A team of highly qualified researchers has been brought together for this project, including two top research institutions in the UK (QMUL and UCL) and two in China (Tsinghua and Chinese Academic of Science) and researchers with complementary expertise in hydrothermal and microwave manufacturing, heterogeneous catalysis, biowaste conversion, carbon materials and battery research. This project will train two PDRAs and two PhD students in the UK which will interact closely with two PDRAs in China.
This grant will ensure the continuation of long lasting collaborations between the UK and China, will help prevent pollution and waste in both countries, and develop sustainable technologies for manufacturing advanced carbons, chemicals and batteries.

Planned Impact

The need to reduce pollution, waste, the world's dependence on fossil fuels and mitigating contributions to man-made climate change is the most important of grand challenges of this century.
Our proposed research activities will contribute to this mission by unlocking new technologies for waste remanufacturing by accessing sustainable carbon materials, chemicals, liquid fuels, green solvents and battery electrodes from bio- and plastic waste.
The outcomes of the research will lead to:

i) Preventing waste generation and environmental pollution
ii) Mitigating landfills and methane emissions
iii) Creating sustainable high-importance value-added products from waste
iv) Replace fossil derived fuels and chemicals with waste-derived counterparts
v) Increasing the percentage of renewables used for electricity generation by implementing affordable and low-cost energy storage solutions
vi) Reducing the environmental impact of materials and chemicals manufacturing
vii) Creating new business opportunities for the waste sector and the battery industry
viii) Connecting the waste sector with the advanced chemicals production and batteries, stimulating a circular economy

Our proposed research activities will have a major impact on a range of stakeholders.
1. The waste producing industries, via our novel bio- and plastic-waste conversion processes
2. Catalyst manufacturers via creating affordable catalysts without critical metals
3. The chemicals industry, through the development of new catalytic production routes and separation technologies for platform bio-derived chemicals.
4. The energy, vehicle and transport industry, via creating low cost and affordable batteries promoting electric cars and a higher percentage of renewable utilization
5. Software industry, via the development of new models to assess sustainability, risk-assessment and economics.
6. Waste sector who will be interested to implement our proposed technologies at a larger scale
7. Help China's targets to reduce pollution/waste and GHG emissions

To ensure accelerated routes to impact we have contacted a company from the waste sector in the UK and a company working in battery manufacturing in China.

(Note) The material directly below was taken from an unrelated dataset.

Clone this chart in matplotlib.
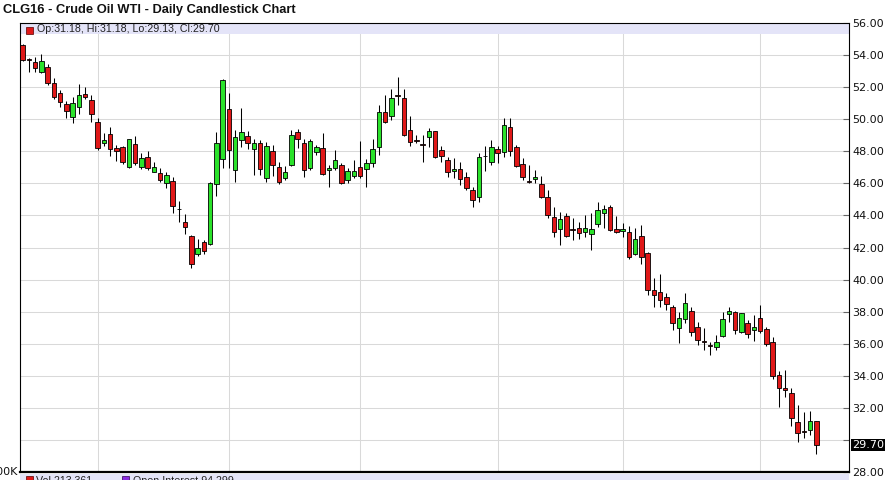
import numpy as np
import matplotlib
matplotlib.use('Agg')
import matplotlib.pyplot as plt
from matplotlib.patches import Rectangle
import matplotlib.transforms as mtransforms

# ──────────────────────────────────────────────────────────────
# Datos: velas diarias CLG16 (open, high, low, close)
# ──────────────────────────────────────────────────────────────
opens = [
    54.60, 53.70, 53.57, 52.91, 53.26, 52.22, 51.60, 50.92, 50.14, 50.73,
    51.56, 51.18, 49.79, 48.49, 49.05, 48.21, 48.24, 46.99, 48.42, 46.99,
    47.61, 46.72, 46.62, 46.00, 46.16, 44.37, 43.60, 42.71, 41.60, 42.32,
    42.21, 45.93, 47.51, 50.60, 46.82, 48.69, 48.96, 48.11, 48.52, 46.31,
    48.00, 47.03, 46.31, 47.12, 49.17, 48.49, 46.93, 47.96, 48.17, 46.82,
    46.93, 47.13, 46.20, 46.45, 46.99, 46.87, 47.24, 48.24, 50.46, 50.19,
    51.45, 51.29, 49.31, 48.67, 48.43, 48.86, 49.25, 48.07, 47.45, 46.76,
    46.88, 46.41, 45.58, 45.12, 47.70, 47.32, 48.11, 47.96, 49.48, 48.27,
    47.20, 46.10, 46.26, 45.93, 45.16, 43.91, 43.13, 43.96, 43.14, 43.19,
    42.98, 42.82, 43.44, 44.16, 44.50, 43.13, 43.02, 42.94, 41.59, 42.73,
    41.63, 39.35, 39.20, 38.89, 38.27, 36.96, 37.52, 38.06, 37.02, 36.14,
    35.89, 35.78, 36.48, 37.85, 37.99, 36.71, 37.31, 36.85, 37.58, 36.90,
    36.13, 34.09, 33.28, 32.91, 31.14, 30.53, 30.62, 31.18,
]
highs = [
    54.70, 53.80, 53.85, 54.03, 53.43, 52.54, 51.80, 51.12, 51.35, 52.18,
    52.01, 51.49, 50.04, 49.11, 49.48, 48.38, 48.32, 48.77, 48.96, 47.86,
    48.00, 47.30, 46.93, 46.72, 46.41, 44.87, 44.06, 42.75, 42.55, 42.46,
    46.10, 49.21, 52.50, 51.60, 49.31, 50.67, 49.25, 48.73, 48.69, 48.59,
    48.38, 47.34, 47.07, 49.31, 49.38, 48.73, 48.75, 48.38, 49.15, 47.13,
    48.07, 47.24, 46.93, 47.45, 48.63, 47.49, 48.73, 50.87, 51.49, 51.85,
    52.64, 51.86, 50.19, 49.00, 49.00, 49.42, 49.28, 48.32, 47.61, 47.55,
    47.30, 46.72, 45.74, 47.86, 48.32, 48.69, 48.32, 50.04, 50.04, 48.38,
    47.55, 47.13, 46.82, 46.45, 45.58, 44.54, 44.22, 44.12, 43.81, 43.60,
    44.02, 44.12, 44.85, 44.64, 44.64, 43.96, 43.50, 43.33, 43.19, 43.39,
    41.70, 40.07, 40.34, 39.14, 38.41, 37.99, 39.18, 38.31, 37.37, 36.96,
    36.13, 36.54, 37.99, 38.31, 38.06, 37.93, 37.48, 37.79, 38.41, 37.02,
    36.40, 34.32, 34.36, 33.22, 32.22, 31.76, 31.81, 31.18,
]
lows = [
    53.60, 52.90, 52.90, 52.85, 52.10, 51.25, 50.77, 50.05, 49.77, 50.31,
    51.23, 49.83, 48.07, 48.32, 47.69, 47.40, 47.18, 46.93, 47.13, 46.87,
    46.82, 46.72, 46.10, 45.68, 44.12, 43.58, 42.83, 40.70, 41.44, 41.60,
    42.18, 45.22, 46.93, 46.93, 46.09, 48.24, 48.11, 46.51, 46.51, 46.09,
    46.45, 45.95, 46.20, 47.07, 48.17, 46.41, 46.82, 47.76, 46.51, 45.78,
    46.82, 45.95, 46.03, 46.31, 46.31, 45.74, 46.99, 47.76, 49.73, 49.94,
    50.90, 48.92, 48.32, 48.52, 47.34, 48.24, 47.60, 47.34, 46.41, 46.31,
    45.89, 45.58, 44.54, 44.85, 46.78, 47.13, 47.28, 47.65, 47.69, 47.03,
    46.20, 46.00, 46.00, 45.06, 43.85, 42.63, 42.15, 42.63, 42.46, 42.50,
    42.67, 41.84, 43.25, 43.19, 43.04, 42.92, 42.67, 41.26, 41.53, 41.00,
    39.03, 38.31, 38.31, 38.10, 36.85, 36.06, 37.27, 36.50, 35.92, 35.61,
    35.30, 35.61, 36.44, 37.37, 36.59, 36.65, 36.34, 36.19, 36.69, 35.86,
    33.78, 32.07, 32.66, 30.87, 29.89, 30.11, 30.31, 29.13,
]
closes = [
    53.67, 53.68, 53.16, 53.63, 52.22, 51.39, 51.08, 50.52, 50.98, 51.50,
    51.39, 50.29, 48.21, 48.69, 48.11, 48.00, 47.30, 48.73, 47.24, 47.55,
    46.93, 46.99, 46.20, 46.51, 44.58, 44.37, 43.25, 41.00, 42.00, 41.78,
    46.02, 48.49, 52.43, 48.07, 48.90, 49.17, 48.49, 48.52, 46.87, 48.34,
    47.13, 46.09, 46.72, 49.00, 48.73, 46.82, 48.63, 48.24, 46.55, 46.93,
    47.45, 46.03, 46.76, 46.76, 46.45, 47.24, 48.11, 50.46, 49.79, 51.29,
    51.43, 49.00, 48.59, 48.63, 48.41, 49.25, 47.65, 47.69, 46.68, 46.88,
    46.24, 45.68, 44.95, 47.61, 47.68, 48.27, 47.86, 49.63, 48.00, 47.09,
    46.37, 46.08, 46.37, 45.12, 44.02, 42.98, 43.75, 42.73, 43.12, 42.88,
    43.19, 43.13, 44.33, 44.37, 43.08, 42.98, 43.15, 41.38, 42.52, 41.38,
    39.35, 39.03, 38.72, 38.47, 37.27, 37.58, 38.52, 36.75, 36.27, 36.12,
    35.87, 36.13, 37.52, 38.06, 36.85, 37.89, 36.60, 37.02, 36.79, 35.96,
    33.99, 33.28, 33.12, 31.41, 30.42, 30.51, 31.18, 29.70,
]

# índices de velas donde empieza cada mes (líneas verticales)
month_starts = [12, 33, 54, 76, 96, 118]
price_ticks = np.arange(28, 57, 2)

title = 'CLG16 - Crude Oil WTI - Daily Candlestick Chart'
last_vol = '213,361'
last_oi = '94,299'

# ──────────────────────────────────────────────────────────────
# Estilo
# ──────────────────────────────────────────────────────────────
RED = '#e01818'
GREEN = '#2ae22a'
LAVENDER = '#e4e4f8'
GRID = '#d9d9d9'
W, H = 887, 480


def fx(px):
    return px / W


def fy(py):
    return 1 - py / H


o = np.array(opens)
h = np.array(highs)
l = np.array(lows)
c = np.array(closes)
x = np.arange(len(o))

fig = plt.figure(figsize=(W / 100, H / 100), dpi=100)
ax = fig.add_axes([fx(20), fy(472.3), (849 - 20) / W, (472.3 - 22.7) / H])

# velas
ax.vlines(x, l, h, color='black', lw=0.75, zorder=3)
body_col = np.where(c >= o, GREEN, RED)
body_h = np.maximum(np.abs(c - o), 0.04)
ax.bar(x, body_h, bottom=np.minimum(o, c), width=0.72, color=body_col,
       edgecolor='black', linewidth=0.6, zorder=4)

ax.set_xlim(-0.43, 132.2)
ax.set_ylim(28, 56)

# grilla
ax.set_xticks(month_starts)
ax.set_yticks(price_ticks)
ax.set_yticklabels(['' if v == 30 else f'{v:.2f}' for v in price_ticks])
ax.grid(True, color=GRID, lw=0.75)
ax.set_axisbelow(True)
ax.yaxis.tick_right()
ax.tick_params(axis='y', direction='in', length=4, width=0.8, color='#666666',
               pad=2.5, labelsize=8, labelcolor='#111111')
ax.tick_params(axis='x', length=0, labelbottom=False)

for s in ['left', 'top', 'right']:
    ax.spines[s].set_linewidth(0.8)
    ax.spines[s].set_color('black')
ax.spines['bottom'].set_linewidth(1.6)

# franja de leyenda superior
ax.axhspan(55.28, 56, color=LAVENDER, lw=0, zorder=1.5)
fig.patches.append(Rectangle((fx(26), fy(33.5)), 7 / W, 7 / H, transform=fig.transFigure,
                             fc=RED, ec='#550000', lw=0.5, zorder=5))
fig.text(fx(37), fy(29.5),
         f'Op:{opens[-1]:.2f}, Hi:{highs[-1]:.2f}, Lo:{lows[-1]:.2f}, Cl:{closes[-1]:.2f}',
         family='Liberation Sans', fontsize=7.7, color='#222222', va='center', ha='left')

# etiqueta del último precio
trans = mtransforms.blended_transform_factory(ax.transAxes, ax.transData)
ax.text(1.0, closes[-1], f'{closes[-1]:.2f}', transform=trans, fontsize=8,
        color='white', va='center', ha='left', clip_on=False,
        bbox=dict(boxstyle='square,pad=0.12', fc='black', ec='none'),
        )
ax.texts[-1].set_x(1.0 + 3 / 829)

# título
fig.text(fx(3), fy(9.5), title, family='Liberation Sans', fontweight='bold',
         fontsize=9.3, color='#111111', va='center', ha='left')

# panel de volumen (cortado abajo)
fig.patches.append(Rectangle((fx(20), 0), (849 - 20) / W, (480 - 473.5) / H,
                             transform=fig.transFigure, fc=LAVENDER, ec='none', zorder=0))
fig.patches.append(Rectangle((fx(26), fy(483)), 7 / W, 7 / H, transform=fig.transFigure,
                             fc=RED, ec='#550000', lw=0.5, zorder=5))
fig.text(fx(36), fy(475.8), f'Vol {last_vol}', family='Liberation Sans',
         fontsize=7.7, color='#222222', va='top', ha='left')
fig.patches.append(Rectangle((fx(122), fy(483)), 7 / W, 7 / H, transform=fig.transFigure,
                             fc='#8a2be2', ec='#330055', lw=0.5, zorder=5))
fig.text(fx(133), fy(475.8), f'Open Interest {last_oi}', family='Liberation Sans',
         fontsize=7.7, color='#222222', va='top', ha='left')
fig.text(fx(17.5), fy(472), '200K', fontsize=8, color='#111111',
         va='center', ha='right')

fig.savefig('out.png', dpi=100)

This puts us in the strong position of having a dialogue with direct beneficiaries of our proposed technologies and end users. The PI has also very good connections with other battery manufacturers in the UK such as Faradion and Johnson Matthey with whom she is currently collaborating on a Na-ion battery grants. The success of this proposal will thus be crucial to link the waste sector with end users and to stimulate a circular economy. Likewise, the PI in China has good connections with the waste sector. We will contact companies working in waste collection and recycling in China once we have demonstrated initial progress.

The project will train two PDRA researchers and two PhD students in cross- and multidisciplinary science-driven technologies to contribute to the creation of the next generation of research leaders in sustainable waste remanufacturing processes and green products.